Concluímos no último domingo de outubro o processo eleitoral mais acirrado, mais difícil e mais importante desde o início da redemocratização do país em 1985. Não era uma disputa entre direita e esquerda. Nem muito menos uma disputa entre dois extremos. Era uma disputa entre a extrema direita neoliberal, reacionária e antidemocrática (representada por Bolsonaro) e setores democráticos de esquerda, de centro e até de direita (representados por Lula). Estava em jogo não apenas projetos políticos mais à esquerda ou à direita, mas a própria democracia, enquanto regime político: sua constituição, suas instituições, seu processo eleitoral.
A vitória de Lula representa uma vitória importante da (jovem, frágil, limitada e ambígua) democracia brasileira sobre as forças reacionárias e autoritárias que governaram o país nos últimos anos. Mas nem de longe significa o fim da extrema direita reacionária e autoritária nem a garantia de um estado social e democrático: seja pela mobilização e força de setores sociais reacionários e autoritários pelo país afora; seja pela força política desses setores na câmara e no senado; seja pela própria composição política do governo Lula. Os desafios são imensos e devem ser enfrentados pelo governo e pela sociedade.

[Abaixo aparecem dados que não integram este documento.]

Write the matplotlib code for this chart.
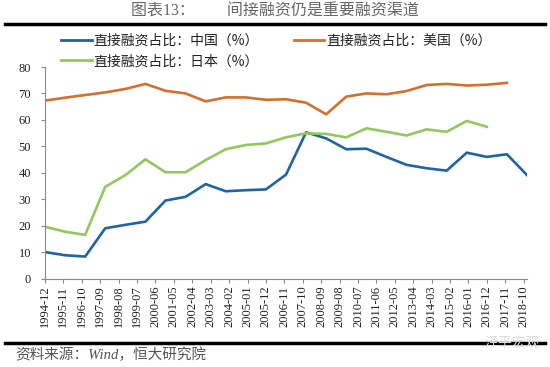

Da parte do governo, há desafios econômicos e políticos enormes:
Antes de tudo, o enfrentamento da fome e da miséria que são a chaga e o desafio maior da sociedade: mais de 33 milhões de pessoas passando fome e mais da metade da população em situação de insegurança alimentar. Isso exige a garantia imediata de recursos para o Programa Bolsa Família, o aumento real do salário mínimo e uma série de programas sociais que repercutem diretamente na vida do povo pobre como farmácia popular, merenda escolar e saúde indígena. Exige também uma retomada do investimento público em áreas de infraestrutura, saneamento básico e habitação que garanta serviços básicos à população, promova geração rápida de emprego e movimente a economia local. E exige uma profunda reforma da política fiscal do país, começando pela revogação do teto de gastos na área social e culminando numa reforma tributária progressiva, onde quem tem mais paga mais e quem tem menos paga menos.
Mas há também desafios político-institucionais enormes: É preciso enfrentar o esquema imoral de privatização e fatiamento do orçamento da união que vai das medidas parlamentares (legal, mas imoral) ao orçamento secreto (imoral e ilegal). É preciso desmilitarizar o Estado, tanto em relação ao número de militares em órgãos públicos, quanto, sobretudo, no que se refere à lógica militar de guerra e destruição do inimigo que se impôs com o atual governo. E é preciso fazer tudo isso com a câmara e o senado que temos. Portanto, com ousadia e realismo. Um pragmatismo excessivo tornaria o governo refém do centrão. Um idealismo excessivo inviabilizaria o governo.
Da parte da sociedade, os desafios não são menores. O atual governo não só alimentou e promoveu, mas deu visibilidade e proteção institucional a um movimento difuso formado por diversas forças sociais reacionárias e autoritárias. Mesmo sem o aparato institucional do Estado, esse movimento continua forte na sociedade, disseminando ódio, preconceito, intolerância, fake news e violência. Seu enfrentamento passa pela defesa incondicional dos direitos humanos, das florestas e dos povos das florestas, pela luta por políticas públicas que garantam direitos sociais fundamentais, pelo cultivo e difusão de uma cultura do encontro, do diálogo e da cooperação.
Por fim, as tradições religiosas em geral, mas de modo muito particular as igrejas cristãs, cuja fé foi tão manipulada, instrumentalizada e pervertida nessas eleições, têm um desafio e uma tarefa fundamentais: libertar as igrejas dos falsos pastores que manipulam o sentimento e o imaginário religioso do povo; mostrar que a fé não promove preconceito, intolerância e violência, mas é fonte de justiça, de fraternidade e de paz; cultivar e difundir uma cultura de diálogo, respeito e cooperação; promover o bem comum, colaborando com as lutas pelos direitos dos pobres e marginalizados e pelo cuidado da casa comum.
A (re)construção do Brasil é tarefa de todos/as e deve começar pela garantia dos direitos dos pobres e marginalizados que são o critério e a medida da justiça social, da verdadeira democracia e da adesão ou rejeição a Jesus Cristo e seu Evangelho.